Plotting code records:
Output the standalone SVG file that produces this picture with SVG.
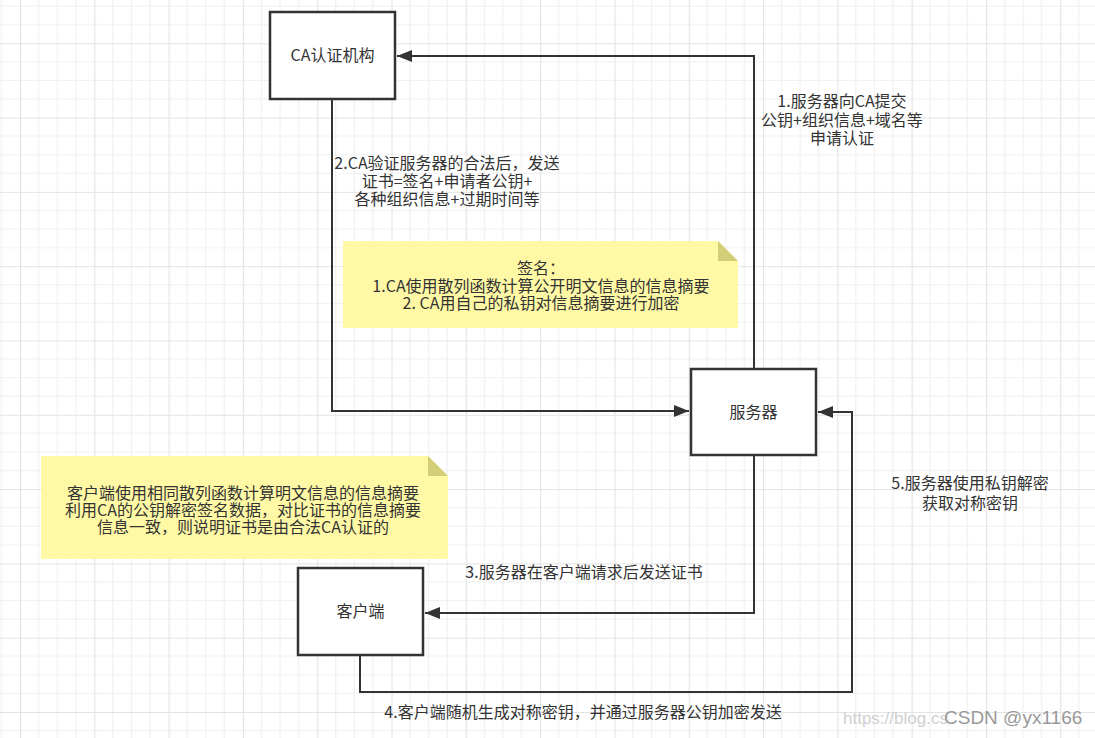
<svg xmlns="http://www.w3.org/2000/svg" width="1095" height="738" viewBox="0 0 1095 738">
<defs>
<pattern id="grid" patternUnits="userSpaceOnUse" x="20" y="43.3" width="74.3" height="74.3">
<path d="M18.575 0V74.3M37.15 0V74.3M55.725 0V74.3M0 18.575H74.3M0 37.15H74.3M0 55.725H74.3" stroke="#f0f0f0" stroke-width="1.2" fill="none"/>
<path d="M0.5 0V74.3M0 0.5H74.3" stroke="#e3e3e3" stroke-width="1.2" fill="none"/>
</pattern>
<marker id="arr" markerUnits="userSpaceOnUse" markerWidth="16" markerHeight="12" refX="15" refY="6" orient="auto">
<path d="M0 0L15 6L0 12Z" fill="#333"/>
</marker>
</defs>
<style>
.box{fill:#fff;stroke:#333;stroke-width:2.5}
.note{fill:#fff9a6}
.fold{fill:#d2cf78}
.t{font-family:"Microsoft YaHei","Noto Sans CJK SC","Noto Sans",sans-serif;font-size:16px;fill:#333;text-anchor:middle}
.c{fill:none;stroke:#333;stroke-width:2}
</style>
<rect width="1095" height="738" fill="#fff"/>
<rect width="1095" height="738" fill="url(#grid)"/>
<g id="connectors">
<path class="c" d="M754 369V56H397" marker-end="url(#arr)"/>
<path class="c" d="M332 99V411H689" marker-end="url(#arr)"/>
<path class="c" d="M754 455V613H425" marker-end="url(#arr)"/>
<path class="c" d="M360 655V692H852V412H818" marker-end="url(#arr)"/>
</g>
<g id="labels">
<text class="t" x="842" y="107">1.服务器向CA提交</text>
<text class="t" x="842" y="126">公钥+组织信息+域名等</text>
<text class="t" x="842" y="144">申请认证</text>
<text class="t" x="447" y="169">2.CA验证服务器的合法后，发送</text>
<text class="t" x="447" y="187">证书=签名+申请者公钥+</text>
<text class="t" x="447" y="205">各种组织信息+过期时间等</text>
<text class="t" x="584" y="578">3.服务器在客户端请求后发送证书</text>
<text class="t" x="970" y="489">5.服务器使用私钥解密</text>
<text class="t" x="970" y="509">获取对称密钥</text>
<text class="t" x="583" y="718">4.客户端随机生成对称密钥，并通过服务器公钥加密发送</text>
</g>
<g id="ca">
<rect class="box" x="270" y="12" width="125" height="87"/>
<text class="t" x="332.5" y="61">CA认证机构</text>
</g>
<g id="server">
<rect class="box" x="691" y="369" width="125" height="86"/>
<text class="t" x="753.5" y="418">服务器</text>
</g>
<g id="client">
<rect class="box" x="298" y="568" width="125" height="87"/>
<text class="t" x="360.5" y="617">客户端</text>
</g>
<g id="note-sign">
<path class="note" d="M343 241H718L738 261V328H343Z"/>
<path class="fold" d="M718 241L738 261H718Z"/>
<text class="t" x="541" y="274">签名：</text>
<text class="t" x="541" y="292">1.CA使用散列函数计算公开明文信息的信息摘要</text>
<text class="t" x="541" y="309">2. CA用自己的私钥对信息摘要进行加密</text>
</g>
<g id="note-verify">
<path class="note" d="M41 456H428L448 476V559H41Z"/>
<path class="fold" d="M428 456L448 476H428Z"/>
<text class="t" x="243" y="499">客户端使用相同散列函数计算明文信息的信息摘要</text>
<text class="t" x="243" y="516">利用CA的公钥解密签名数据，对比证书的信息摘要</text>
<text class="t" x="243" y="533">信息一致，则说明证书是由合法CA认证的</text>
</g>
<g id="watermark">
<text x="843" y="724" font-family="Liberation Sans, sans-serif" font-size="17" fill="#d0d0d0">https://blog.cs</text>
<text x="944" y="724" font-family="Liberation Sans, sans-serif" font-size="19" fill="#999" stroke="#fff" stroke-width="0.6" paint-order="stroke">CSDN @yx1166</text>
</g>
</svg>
==
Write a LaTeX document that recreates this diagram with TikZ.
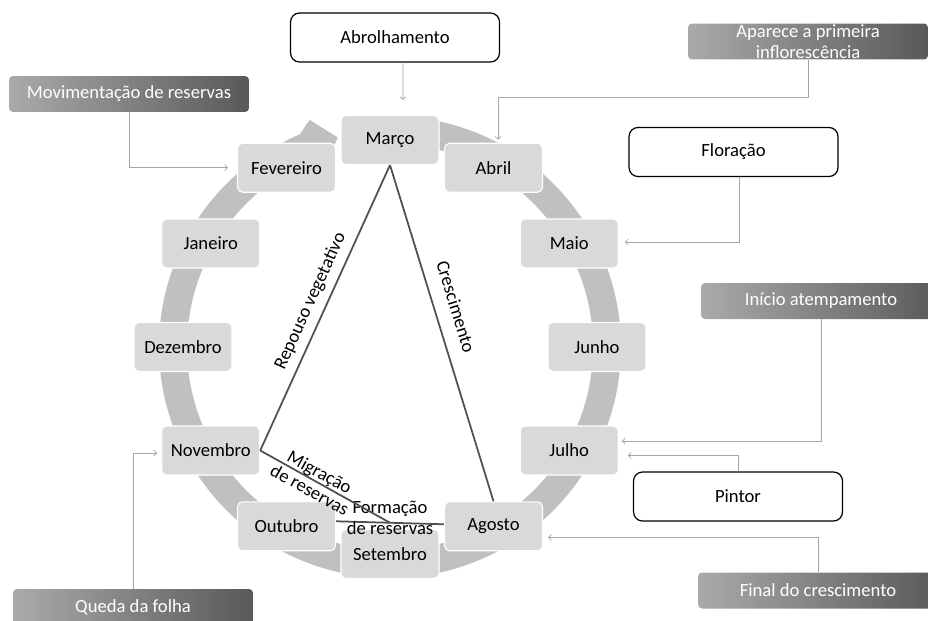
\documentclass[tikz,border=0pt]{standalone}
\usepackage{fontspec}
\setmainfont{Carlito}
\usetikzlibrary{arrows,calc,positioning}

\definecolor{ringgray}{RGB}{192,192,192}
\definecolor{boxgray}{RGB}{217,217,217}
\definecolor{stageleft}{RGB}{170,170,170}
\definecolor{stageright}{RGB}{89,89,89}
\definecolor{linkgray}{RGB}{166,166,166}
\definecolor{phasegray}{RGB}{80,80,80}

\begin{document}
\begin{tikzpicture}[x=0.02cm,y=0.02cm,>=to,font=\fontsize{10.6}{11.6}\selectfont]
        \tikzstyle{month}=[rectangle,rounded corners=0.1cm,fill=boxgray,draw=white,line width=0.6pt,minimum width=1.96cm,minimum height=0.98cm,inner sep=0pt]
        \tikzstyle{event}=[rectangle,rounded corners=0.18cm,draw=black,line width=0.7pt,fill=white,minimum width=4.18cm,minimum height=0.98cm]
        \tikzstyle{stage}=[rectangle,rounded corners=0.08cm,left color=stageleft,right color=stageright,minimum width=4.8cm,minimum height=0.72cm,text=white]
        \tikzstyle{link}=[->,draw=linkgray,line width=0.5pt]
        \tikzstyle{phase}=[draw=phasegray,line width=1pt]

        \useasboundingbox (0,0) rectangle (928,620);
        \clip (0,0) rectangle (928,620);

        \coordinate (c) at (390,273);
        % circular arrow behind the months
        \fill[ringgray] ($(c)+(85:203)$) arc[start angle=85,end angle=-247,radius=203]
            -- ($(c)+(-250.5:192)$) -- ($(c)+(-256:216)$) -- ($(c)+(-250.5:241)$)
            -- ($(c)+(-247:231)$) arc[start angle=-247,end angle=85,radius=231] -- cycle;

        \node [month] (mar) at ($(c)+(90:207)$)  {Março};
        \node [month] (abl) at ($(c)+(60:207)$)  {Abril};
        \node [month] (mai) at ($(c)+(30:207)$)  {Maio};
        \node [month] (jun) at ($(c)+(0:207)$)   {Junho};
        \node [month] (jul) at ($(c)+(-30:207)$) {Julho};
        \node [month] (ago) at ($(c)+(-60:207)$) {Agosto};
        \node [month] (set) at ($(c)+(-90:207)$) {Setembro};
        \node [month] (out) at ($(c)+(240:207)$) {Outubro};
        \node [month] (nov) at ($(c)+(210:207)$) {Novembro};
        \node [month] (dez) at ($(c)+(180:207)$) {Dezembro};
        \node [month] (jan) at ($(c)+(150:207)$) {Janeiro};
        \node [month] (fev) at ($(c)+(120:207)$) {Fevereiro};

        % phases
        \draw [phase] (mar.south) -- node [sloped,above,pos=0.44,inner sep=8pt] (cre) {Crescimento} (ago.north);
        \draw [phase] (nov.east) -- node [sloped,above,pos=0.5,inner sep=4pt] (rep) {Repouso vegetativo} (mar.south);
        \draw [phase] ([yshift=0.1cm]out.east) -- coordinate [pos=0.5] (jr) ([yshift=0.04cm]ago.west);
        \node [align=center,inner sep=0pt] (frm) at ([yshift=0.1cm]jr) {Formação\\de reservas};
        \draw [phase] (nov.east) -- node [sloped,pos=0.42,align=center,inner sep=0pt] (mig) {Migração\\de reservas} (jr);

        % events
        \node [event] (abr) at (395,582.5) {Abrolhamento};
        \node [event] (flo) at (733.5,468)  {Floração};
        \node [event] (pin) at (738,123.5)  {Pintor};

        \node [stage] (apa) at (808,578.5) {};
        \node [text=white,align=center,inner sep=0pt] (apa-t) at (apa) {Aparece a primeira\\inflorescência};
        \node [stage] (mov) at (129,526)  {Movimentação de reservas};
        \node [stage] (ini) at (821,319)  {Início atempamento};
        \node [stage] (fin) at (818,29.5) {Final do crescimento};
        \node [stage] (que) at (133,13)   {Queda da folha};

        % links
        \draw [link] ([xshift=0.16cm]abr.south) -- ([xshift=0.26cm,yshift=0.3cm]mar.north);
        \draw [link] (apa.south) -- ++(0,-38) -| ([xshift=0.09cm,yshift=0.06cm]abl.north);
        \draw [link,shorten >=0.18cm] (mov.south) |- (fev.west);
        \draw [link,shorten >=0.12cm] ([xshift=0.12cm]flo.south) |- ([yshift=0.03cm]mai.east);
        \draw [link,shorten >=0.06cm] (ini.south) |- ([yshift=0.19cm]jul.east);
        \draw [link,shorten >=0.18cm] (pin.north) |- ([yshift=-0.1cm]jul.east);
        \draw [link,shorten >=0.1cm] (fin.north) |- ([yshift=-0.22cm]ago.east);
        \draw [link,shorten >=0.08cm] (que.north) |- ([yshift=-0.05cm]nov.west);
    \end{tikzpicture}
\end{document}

INSTRUCTIONS FOR THE TASK: Every line in the data above that contains "this" needs to be copied.

OUTPUT BELOW:
Output the standalone SVG file that produces this picture with SVG.
Write a LaTeX document that recreates this diagram with TikZ.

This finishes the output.